IF I WERE KING OF THE FOREST I WOULD CROWN SWEET JENNIE A HAVANESE.:clap2::clap2::clap2::clap2::clap2::clap2::clap2::clap2:


----------



## pjewel (Apr 11, 2007)

krandall said:


> We have an absolutely gorgeous long haired white cat. People are always asking us what breed she is. We just tell them she's a shelter kitty, and we love her and think she's beautiful, no matter what her breeding is! I think the same is true of Havana... even if you never find out exactly what her heritage is, she's adorable, you love her, and she's a rescue doggy. The story doesn't get much better than that!


I'm with Karen.


----------



## The Laughing Magpie (Aug 20, 2009)

I think Vana is perfect no matter what she is. I see a lot of Malti poos and they all look a bit different and remind me of the Havanese.
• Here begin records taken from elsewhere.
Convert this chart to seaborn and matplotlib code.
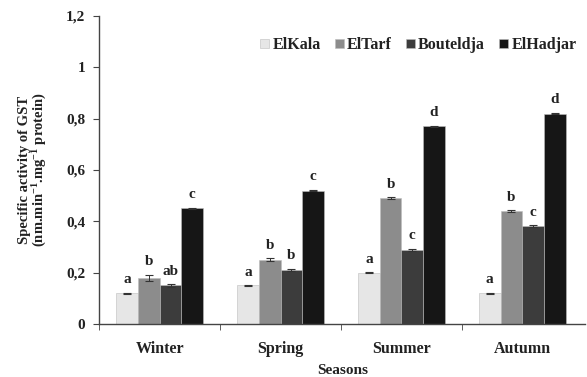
import pandas as pd
import matplotlib
matplotlib.use("Agg")
import matplotlib.pyplot as plt
import seaborn as sns
from matplotlib.ticker import FuncFormatter, FixedLocator

seasons = ["Winter", "Spring", "Summer", "Autumn"]
sites = ["ElKala", "ElTarf", "Bouteldja", "ElHadjar"]

# values per site, in season order
el_kala = [0.12, 0.15, 0.20, 0.12]
el_tarf = [0.18, 0.25, 0.49, 0.44]
bouteldja = [0.15, 0.21, 0.29, 0.38]
el_hadjar = [0.45, 0.52, 0.77, 0.82]

err_kala = [0.002, 0.002, 0.002, 0.002]
err_tarf = [0.012, 0.006, 0.004, 0.004]
err_bout = [0.006, 0.005, 0.004, 0.004]
err_hadj = [0.003, 0.003, 0.003, 0.003]

let_kala = ["a", "a", "a", "a"]
let_tarf = ["b", "b", "b", "b"]
let_bout = ["ab", "b", "c", "c"]
let_hadj = ["c", "c", "d", "d"]

colors = ["#e6e6e6", "#8c8c8c", "#3c3c3c", "#161616"]

rows = []
for site, vals, errs, lets in zip(sites,
                                  [el_kala, el_tarf, bouteldja, el_hadjar],
                                  [err_kala, err_tarf, err_bout, err_hadj],
                                  [let_kala, let_tarf, let_bout, let_hadj]):
    for s, v, e, l in zip(seasons, vals, errs, lets):
        rows.append({"season": s, "site": site, "value": v, "err": e, "letter": l})
df = pd.DataFrame(rows)

sns.set_style("white")
plt.rcParams["font.family"] = ["Liberation Serif", "DejaVu Serif"]
plt.rcParams["font.weight"] = "bold"
plt.rcParams["mathtext.fontset"] = "custom"
plt.rcParams["mathtext.rm"] = "Liberation Serif:bold"
plt.rcParams["mathtext.bf"] = "Liberation Serif:bold"
plt.rcParams["mathtext.default"] = "bf"

fig = plt.figure(figsize=(5.87, 3.77), dpi=100)
ax = fig.add_axes([0.169, 0.1406, 0.828, 0.817])

sns.barplot(data=df, x="season", y="value", hue="site", order=seasons,
            hue_order=sites, palette=colors, width=0.72, ax=ax,
            edgecolor="#bdbdbd", linewidth=0.4, errorbar=None)

# error bars and letters from the drawn bars
for cont, site in zip(ax.containers, sites):
    sub = df[df["site"] == site].set_index("season").loc[seasons]
    for bar, v, e, l in zip(cont, sub["value"], sub["err"], sub["letter"]):
        xc = bar.get_x() + bar.get_width() / 2
        ax.errorbar(xc, v, yerr=e, fmt="none", ecolor="#333333",
                    elinewidth=0.7, capsize=3, capthick=0.8)
        ax.text(xc, v + e + 0.025, l, ha="center", va="bottom",
                fontsize=11, fontweight="bold", color="#222222")

ax.set_ylim(0, 1.2)
ax.set_xlim(-0.5, 3.52)
ax.set_yticks([0, 0.2, 0.4, 0.6, 0.8, 1.0, 1.2])
ax.yaxis.set_major_formatter(FuncFormatter(
    lambda v, p: ("%g" % round(v, 1)).replace(".", ",")))
ax.tick_params(axis="y", labelsize=11, length=4, direction="out",
               left=True, color="#444444", pad=6)
ax.tick_params(axis="x", which="major", length=0, labelsize=11.5, pad=12)
ax.xaxis.set_minor_locator(FixedLocator([-0.5, 0.5, 1.5, 2.5]))
ax.tick_params(axis="x", which="minor", length=4, direction="out",
               bottom=True, color="#444444")
for lab in ax.get_xticklabels() + ax.get_yticklabels():
    lab.set_fontweight("bold")
    lab.set_color("#222222")

sns.despine(ax=ax)
for sp in ["left", "bottom"]:
    ax.spines[sp].set_color("#444444")
    ax.spines[sp].set_linewidth(1.0)

ax.set_xlabel("Seasons", fontsize=11, fontweight="bold", color="#222222", labelpad=5)
ax.set_ylabel("Specific activity of GST\n(nm.min$^{-1}$.mg$^{-1}$ protein)",
              fontsize=10.5, fontweight="bold", color="#222222", labelpad=12,
              linespacing=1.0)

leg = ax.legend(loc="center right", bbox_to_anchor=(0.995, 0.905), ncol=4,
                frameon=False, fontsize=11.5, handlelength=0.55, handleheight=0.55,
                handletextpad=0.2, columnspacing=0.9, borderaxespad=0)
for t in leg.get_texts():
    t.set_fontweight("bold")
    t.set_color("#222222")

fig.savefig("out.png", dpi=100)
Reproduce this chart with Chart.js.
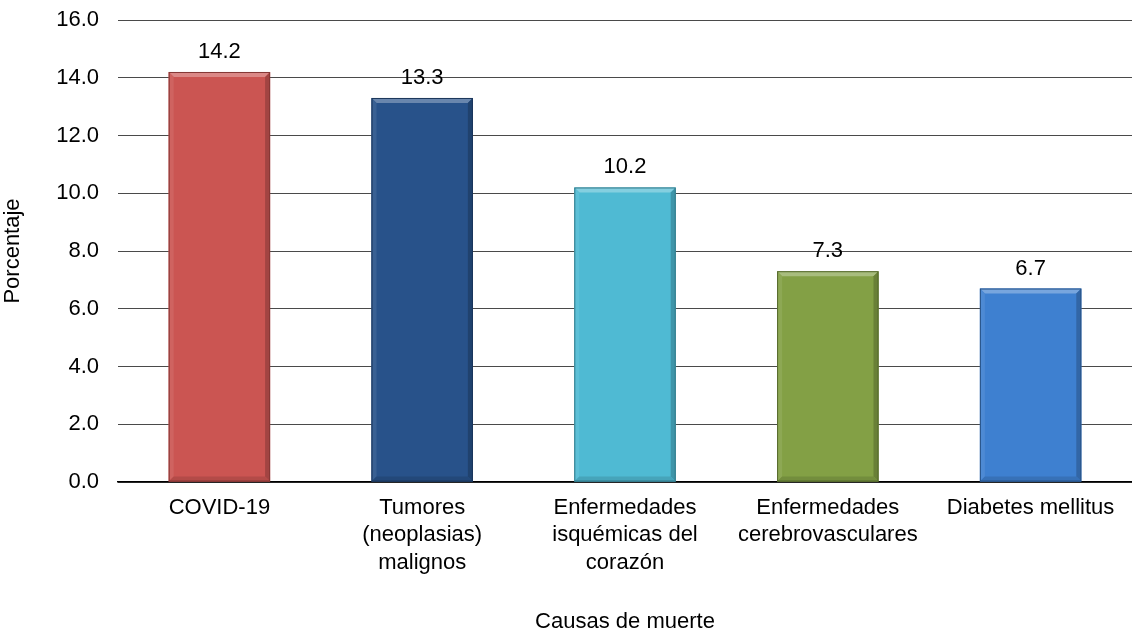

My neighbor has two one looks like a poodle and the other looks more maltese. There is another neighbor who has a very tiny one 6pds the smallest I've seen.


----------



## The Laughing Magpie (Aug 20, 2009)

Jenny, It is so hard to say what breed some of the small dogs are esp with the mixed breeding going on, so I am putting up three different examples of Multi mixes that were owner turn ins (first one was a police seizure the little dog had untreated burns where owners husband threw boiling water at it because it potted on the floor) so the breed was stated and known. First is Multi poo, second is a multi tzu, and last is a multi poo. All these dogs were very sweet and got adopted quickly. You may never know what Vana is, and in the end it does not matter she is a beautiful sweet dog and we love seeing pictures of her.


----------



## The Laughing Magpie (Aug 20, 2009)

Sorry Muti Tzu did not upload.


----------